L’osservanza dei grandi maestri

Le grandi committenze, quindi le grandi opere, oggi come ieri, hanno sempre osato superare determinati confini, andando in cerca di rarità come marmi, pietre, e tessuti. Eppure l’attenzione e l’osservanza dei grandi maestri, come Bernini per esempio, ai luoghi e alle maestranze, a volte ebbe la migliore: ne è un caso la Chiesa dell’Assunta ad Ariccia , dove non un marmo è presente al suo interno, ma solo stuccature, di scuola romana. A Roma l’arrivo del marmo di Carrara è datato con l’arrivo di Augusto Imperatore, intorno agli anni 20 del I sec. a. C. Fino ad allora il merito delle bellezze Repubblicane era degli stuccatori; una prima forma di crisi economica e del settore forse, per quello che poté significare l’arrivo di una pietra così ambita e ricercata. Il resto di Roma però, continuò ad edificare ancora con materie del posto. Tufo, peperino, basalto, le relative malte, il travertino: I San Pietrini sparsi per tutta Roma, hanno le loro origini a Castelli Romani : derivati dalla lavorazione di una pietra eruttiva, tipica oltretutto del vulcano laziale. Quello a cui si è assistito negli ultimi anni è una ricerca forsennata e, quindi, l’imperversare di materiali e prodotti lontani, distanti, anche belli, ma che poco hanno a che fare con la natura dei nostri luoghi. Siamo
diventati tutti piccoli Augusti? Per ego forse si. I danni ormai largamente asseverati e osservati, sono tanti dal punto di vista formale, estetico, di rispetto dei luoghi e delle pre-esistenze, senza dimenticare gli annessi danni ambientali legati all’elevata richiesta e annesso smaltimento. Un esempio lo è il porfido: pietra Dolomitica, che negli anni è comparsa un po’ ovunque, in Italia e non solo. Le criticità sono tante, dalle richieste innumerevoli, elevate per le cave che sopportavano ben altri ritmi, cosi come i consumi per il trasporto, quindi tutti i danni ambientali ad essi connessi e, per concludere, l’incongruenza con i luoghi di destino: i lastricati di porfido sui lungomare, nei centri storici di tanti comuni del centro e sud Italia, sono una bestemmia e un affronto al contesto. Ma non solo, oggi, con prezzi che vanno al kg, e neanche al mq, per pavimentazioni esterne, la scelta può oscillare tra pietre Greche, del Sud America, della Cina con prezzi sempre più distruttivi per il settore e del “fatto in Italia”.

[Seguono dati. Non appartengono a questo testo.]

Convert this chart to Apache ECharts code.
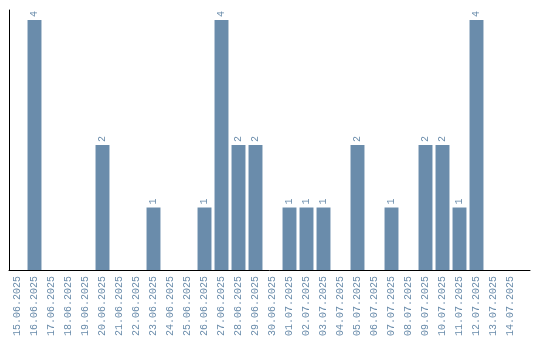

LA MATERIA E I LUOGHI: L’OSSERVANZA DEI CONTESTI
LA MATERIA E I LUOGHI: L’OSSERVANZA DEI CONTESTI

Le maestranze, chi sa e sa di sapere sono un’altra categoria che paga il conto. Un pavimento in cotto, materiale a base di argilla, seguito da una semplice posa a calce e un minimo di fuga (la fuga tra le mattonelle è invenzione del XX sec.) andrebbe considerato sotto molteplici profili. Non è un elemento di nicchia, poiché, per secoli e secoli, non lo è mai stato. I pavimenti in una casa si realizzavano una sola volta. Contornatosi oggi anche di soluzioni per la propria protezione, era ed è un materiale eterno. Tutte le banchine del Porto di Traiano erano e sono realizzate in cotto disposto a spina di pesce. Dal suo smaltimento e scarto, unito ad altri laterizi frantumati e calce, disposto in più strati diede origine al cocciopesto, un materiale di rivestimento impermeabile, la cui origine è anche non Romana.

Il titolo del presente pensiero, è un qualcosa che va oltre gli esempi sopra riportati. Vuole essere una considerazione rispettosa di ogni sorta d’intervento architettonico ma nello stesso tempo un richiamo all’attenzione dei contesti, della storia e dell’identità dei luoghi: in Italia tutto ciò è oro.